The former Caley right back scored the winner against Celtic in the 2015 semi-final when he steered the ball in from a tight angle with just three minutes of extra time remaining. The dramatic 3-2 win took Inverness, then in the Ladbrokes Premiership and managed by John Hughes, through to their first Scottish Cup final, where they lifted the trophy after a 2-1 victory over Falkirk.
Raven admits the euphoria he felt when scoring at the national stadium “will probably never be matched again in my life”. And with his previous cup exploits in mind, the defender believes John Robertson’s Championship side are “without a doubt” capable of beating their Premiership opponents at Hampden Park to get the chance to play either Aberdeen or Celtic in the final next month.
The former Carlisle, Shrewsbury and Tranmere player, who missed the final through injury, said: “You can beat anyone on your day.
“Inverness must be buzzing to have avoided Celtic and Aberdeen. Hearts are one of the big boys but they will be happy with that draw.
“They will be the happiest of the four. They will be really looking forward to it.
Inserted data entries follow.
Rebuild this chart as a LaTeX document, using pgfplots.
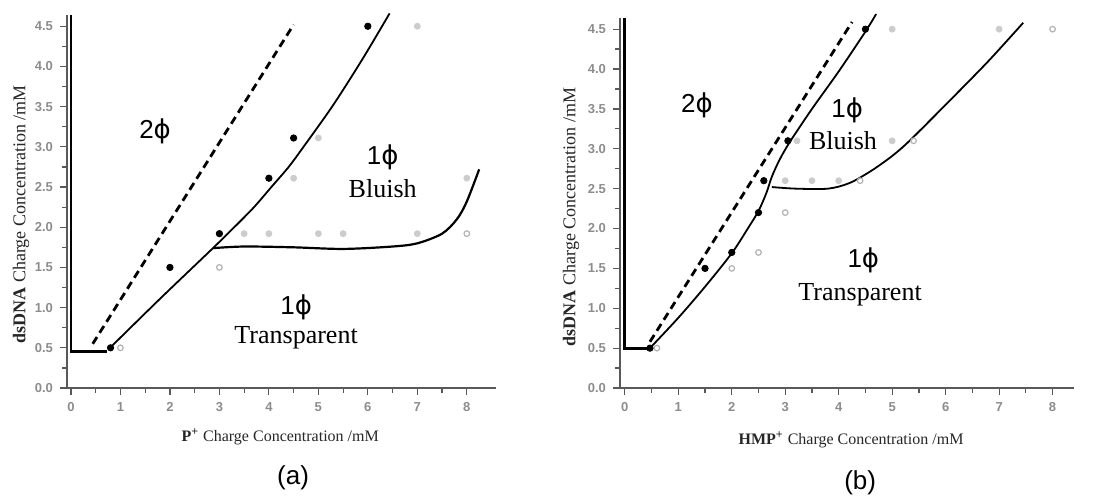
\documentclass[border=0pt]{standalone}
\usepackage{pgfplots}
\pgfplotsset{compat=1.18}
\usepackage{fontspec}
\setmainfont{Liberation Serif}
\setsansfont{Liberation Sans}
\newfontfamily\phifont{DejaVu Sans}
\newcommand{\ph}{{\phifont ϕ}}

\pgfplotsset{
 phase/.style={
  scale only axis,
  axis x line*=bottom, axis y line*=left,
  axis line style={-, gray!70!black, line width=0.9pt},
  x axis line style={-}, y axis line style={-},
  tick style={gray!70!black, line width=0.6pt},
  tick align=outside,
  major tick length=3.5pt, minor tick length=2.5pt,
  xtick={0,1,2,3,4,5,6,7,8}, minor x tick num=1,
  ytick={0,0.5,1,1.5,2,2.5,3,3.5,4,4.5}, minor y tick num=1,
  ymin=0, ymax=4.64,
  tick label style={font=\sffamily\bfseries\fontsize{6.5}{7}\selectfont, text=gray!90},
  /pgf/number format/assume math mode=true,
  yticklabel style={/pgf/number format/.cd, fixed, fixed zerofill, precision=1},
  xticklabel style={/pgf/number format/.cd, fixed, precision=0},
  xlabel style={font=\fontsize{8}{9}\selectfont, anchor=center, text=black!85},
  ylabel style={font=\fontsize{9}{10}\selectfont, anchor=center, text=black!85},
  clip=false,
 },
 bdot/.style={only marks, mark=*, mark size=1.6pt, black},
 gdot/.style={only marks, mark=*, mark size=1.5pt, color=gray!40, mark options={draw=gray!40, fill=gray!40}},
 odot/.style={only marks, mark=o, mark size=1.4pt, color=gray!60, mark options={line width=0.6pt}},
 dline/.style={black, line width=1.4pt, dash pattern=on 4pt off 2.5pt},
 sline/.style={black, line width=0.9pt},
}
\tikzset{lbl/.style={font=\fontsize{13}{15}\selectfont, anchor=center}}

\begin{document}
\begin{tikzpicture}
\path[use as bounding box] (0,0) rectangle (547pt,247.5pt);

% ---------------- panel (a)
\begin{axis}[phase, at={(33.5pt,53.5pt)}, anchor=south west,
  width=214.5pt, height=186.5pt, xmin=-0.08, xmax=8.59,
  xlabel={\textbf{P\textsuperscript{+}} Charge Concentration /mM},
  ylabel={\textbf{dsDNA} Charge Concentration /mM},
  xlabel style={at={(axis description cs:0.497,-0.131)}},
  ylabel style={at={(axis description cs:-0.107,0.466)}},
]
\addplot[black, line width=1.4pt] coordinates {(0,4.64) (0,0.45) (0.73,0.45)};
\addplot[sline, smooth, tension=0.5] coordinates {(0.79,0.5) (1.8,1.11) (2.87,1.74) (3.3,2.0) (3.7,2.25) (4.05,2.5) (4.4,2.75) (4.7,3.0) (5.3,3.52) (5.9,4.1) (6.44,4.66)};
\addplot[black, line width=1.1pt, smooth, tension=0.5] coordinates {(2.87,1.74) (3.5,1.76) (4.5,1.75) (5.5,1.73) (6.5,1.76) (7.0,1.8) (7.5,1.92) (7.8,2.1) (8.0,2.32) (8.25,2.72)};
\addplot[dline] coordinates {(0.44,0.55) (4.5,4.52)};
\addplot[gdot] coordinates {(3.5,1.92) (4,1.92) (5,1.92) (5.5,1.92) (7,1.92) (4.5,2.61) (5,3.11) (7,4.5) (8,2.61)};
\addplot[odot] coordinates {(1,0.5) (3,1.5) (8,1.92)};
\addplot[bdot] coordinates {(0.8,0.5) (2,1.5) (3,1.92) (4,2.61) (4.5,3.11) (6,4.5)};
\node[lbl] at (axis cs:1.7,3.19) {{\sffamily 2}\ph};
\node[lbl] at (axis cs:6.3,2.87) {{\sffamily 1}\ph};
\node[lbl] at (axis cs:6.3,2.48) {Bluish};
\node[lbl] at (axis cs:4.55,1.0) {{\sffamily 1}\ph};
\node[lbl] at (axis cs:4.55,0.62) {Transparent};
\node[font=\sffamily\fontsize{13}{15}\selectfont] at (axis description cs:0.527,-0.241) {(a)};
\end{axis}

% ---------------- panel (b)
\begin{axis}[phase, at={(310pt,53.5pt)}, anchor=south west,
  width=227pt, height=185pt, xmin=-0.09, xmax=8.4,
  xlabel={\textbf{HMP\textsuperscript{+}} Charge Concentration /mM},
  ylabel={\textbf{dsDNA} Charge Concentration /mM},
  xlabel style={at={(axis description cs:0.509,-0.14)}},
  ylabel style={at={(axis description cs:-0.108,0.462)}},
]
\addplot[black, line width=1.4pt] coordinates {(0,4.64) (0,0.5) (0.47,0.5)};
\addplot[sline, smooth, tension=0.5] coordinates {(0.47,0.5) (1.0,0.88) (1.5,1.27) (2.0,1.69) (2.3,2.0) (2.5,2.22) (2.65,2.45) (2.75,2.65) (2.9,2.87) (3.1,3.1) (3.5,3.5) (4.0,3.97) (4.5,4.47) (4.7,4.69)};
\addplot[sline, smooth, tension=0.5] coordinates {(2.75,2.52) (3.2,2.5) (3.8,2.5) (4.2,2.57) (4.6,2.72) (5.0,2.91) (5.34,3.11) (6.1,3.62) (6.8,4.1) (7.45,4.58)};
\addplot[dline] coordinates {(0.47,0.58) (4.25,4.59)};
\addplot[gdot] coordinates {(3,2.6) (3.5,2.6) (4,2.6) (3.22,3.1) (5,4.5) (7,4.5) (5,3.1)};
\addplot[odot] coordinates {(0.6,0.5) (2,1.5) (2.5,1.7) (3,2.2) (4.4,2.6) (5.4,3.1) (8,4.5)};
\addplot[bdot] coordinates {(0.47,0.5) (1.5,1.5) (2,1.7) (2.5,2.2) (2.6,2.6) (3.05,3.1) (4.5,4.5)};
\node[lbl] at (axis cs:1.35,3.55) {{\sffamily 2}\ph};
\node[lbl] at (axis cs:4.16,3.48) {{\sffamily 1}\ph};
\node[lbl] at (axis cs:4.08,3.1) {Bluish};
\node[lbl] at (axis cs:4.46,1.6) {{\sffamily 1}\ph};
\node[lbl] at (axis cs:4.4,1.17) {Transparent};
\node[font=\sffamily\fontsize{13}{15}\selectfont] at (axis description cs:0.529,-0.257) {(b)};
\end{axis}
\end{tikzpicture}
\end{document}
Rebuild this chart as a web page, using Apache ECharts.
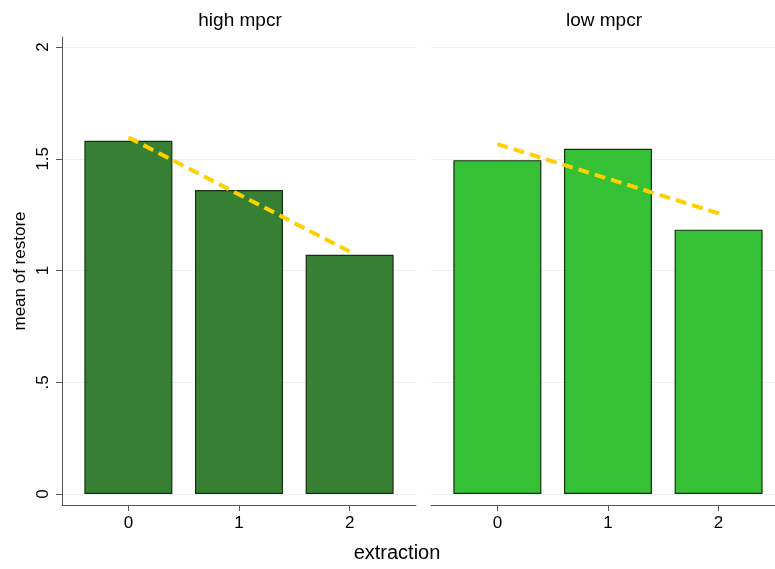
<!DOCTYPE html>
<html>
<head>
<meta charset="utf-8">
<script src="https://cdn.jsdelivr.net/npm/echarts@6/dist/echarts.min.js"></script>
<style>
  html, body { margin: 0; padding: 0; background: #fff; }
  #chart { width: 775px; height: 569px; }
</style>
</head>
<body>
<div id="chart"></div>
<script>
// panels and data (mean of restore by extraction)
const panels = ['high mpcr', 'low mpcr'];
const extraction = [0, 1, 2];
const highMeans = [1.581, 1.360, 1.071];
const lowMeans = [1.494, 1.545, 1.183];
// fitted line end points
const highFit = [1.596, 1.085];
const lowFit = [1.566, 1.256];
const yTicks = [0, 0.5, 1, 1.5, 2];
const yTickLabels = ['0', '.5', '1', '1.5', '2'];

const font = 'Liberation Sans, Arial, Helvetica, sans-serif';
const barColors = ['#367f33', '#35c035'];
const fitColor = '#ffd000';

const chart = echarts.init(document.getElementById('chart'));

const makeY = (gridIndex, showAxis) => ({
  type: 'value',
  gridIndex,
  min: -0.049,
  max: 2.045,
  name: showAxis ? 'mean of restore' : '',
  nameLocation: 'middle',
  nameGap: 33,
  nameTextStyle: { fontFamily: font, fontSize: 17, color: '#000' },
  axisLine: { show: showAxis, onZero: false, lineStyle: { color: '#555', width: 1 } },
  axisTick: { show: showAxis, customValues: yTicks, length: 6, lineStyle: { color: '#555' } },
  axisLabel: {
    show: showAxis,
    customValues: yTicks,
    rotate: 90,
    margin: 10,
    fontFamily: font,
    fontSize: 17,
    color: '#000',
    formatter: (v) => yTickLabels[yTicks.indexOf(Math.round(v * 10) / 10)]
  },
  splitLine: { show: true, lineStyle: { color: '#e9f1f2', width: 1 } }
});

const makeX = (gridIndex, max) => ({
  type: 'value',
  gridIndex,
  min: -0.6,
  max,
  axisLine: { show: true, onZero: false, lineStyle: { color: '#555', width: 1 } },
  axisTick: { show: true, customValues: extraction, length: 6, lineStyle: { color: '#555' } },
  axisLabel: { customValues: extraction, margin: 10, fontFamily: font, fontSize: 17, color: '#000' },
  splitLine: { show: false }
});

const barSeries = (idx, vals) => ({
  type: 'bar',
  xAxisIndex: idx,
  yAxisIndex: idx,
  barWidth: 88,
  data: extraction.map((x, i) => [x, vals[i]]),
  itemStyle: { color: barColors[idx], borderColor: '#15300f', borderWidth: 1.2 },
  z: 2
});

const fitSeries = (idx, fit) => ({
  type: 'line',
  xAxisIndex: idx,
  yAxisIndex: idx,
  data: [[extraction[0], fit[0]], [extraction[2], fit[1]]],
  symbol: 'none',
  lineStyle: { color: fitColor, width: 4, type: [11, 6] },
  z: 3
});

const option = {
  animation: false,
  backgroundColor: '#fff',
  title: [
    { text: panels[0], left: 235, top: 6, textAlign: 'center',
      textStyle: { fontFamily: font, fontSize: 19, fontWeight: 'normal', color: '#000' } },
    { text: panels[1], left: 599, top: 6, textAlign: 'center',
      textStyle: { fontFamily: font, fontSize: 19, fontWeight: 'normal', color: '#000' } },
    { text: 'extraction', left: 392, top: 538, textAlign: 'center',
      textStyle: { fontFamily: font, fontSize: 20, fontWeight: 'normal', color: '#000' } }
  ],
  grid: [
    { left: 62, width: 354, top: 37, bottom: 64 },
    { left: 431, right: 0, top: 37, bottom: 64 }
  ],
  xAxis: [makeX(0, 2.6), makeX(1, 2.51)],
  yAxis: [makeY(0, true), makeY(1, false)],
  series: [
    barSeries(0, highMeans),
    barSeries(1, lowMeans),
    fitSeries(0, highFit),
    fitSeries(1, lowFit)
  ]
};

chart.setOption(option);
</script>
</body>
</html>
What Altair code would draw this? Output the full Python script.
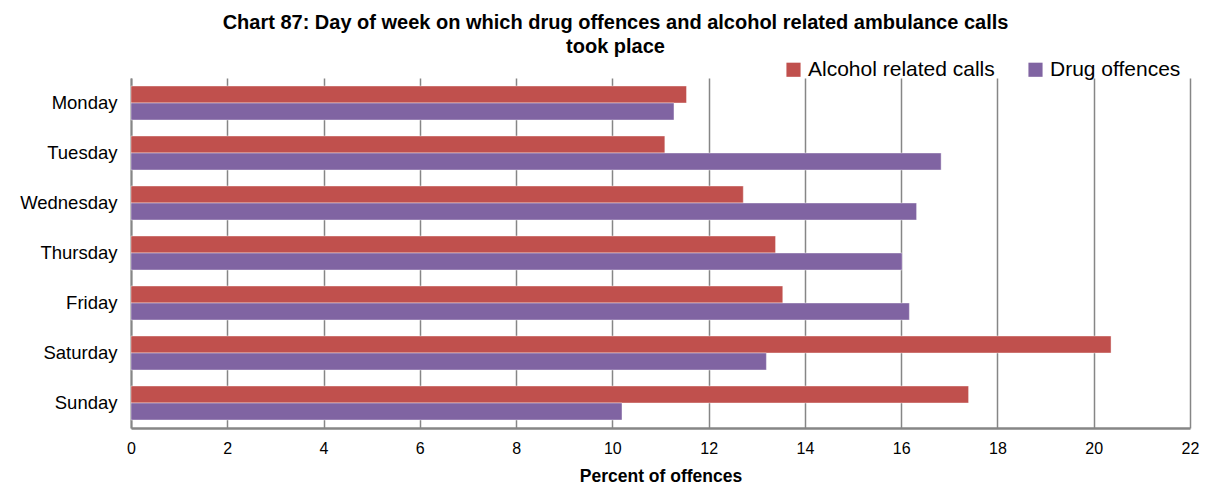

“The pressure is on Hearts. They are expected to win, so Inverness can go and play without any fear whatsoever.
“And when you play without fear, anything can happen.”
Inverness’s Scottish Cup final win – the first major trophy for the club which was formed in 1994 – capped off a remarkable season in which they finished third in the Premiership behind Celtic and Aberdeen, with a Europa League place secured.
Merseyside-born Raven was grateful that Hughes gave his players the licence to express themselves, demonstrated perfectly when left back Graeme Shinnie teed up his opposite full-back for the dramatic winner against Celtic.
“We were encouraged to play like that,” said the 34-year-old, now playing part-time football with Warrington Town in the Premier Division of the Northern Premier League, while coaching youngsters at Ellesmere College Academy.
“John Hughes loved us being full backs that bombed up and down the pitch. It was an open way of playing and when it worked, like it did when we played Celtic that day, it worked very well. We had the players to do it and it was a very enjoyable way to play football.”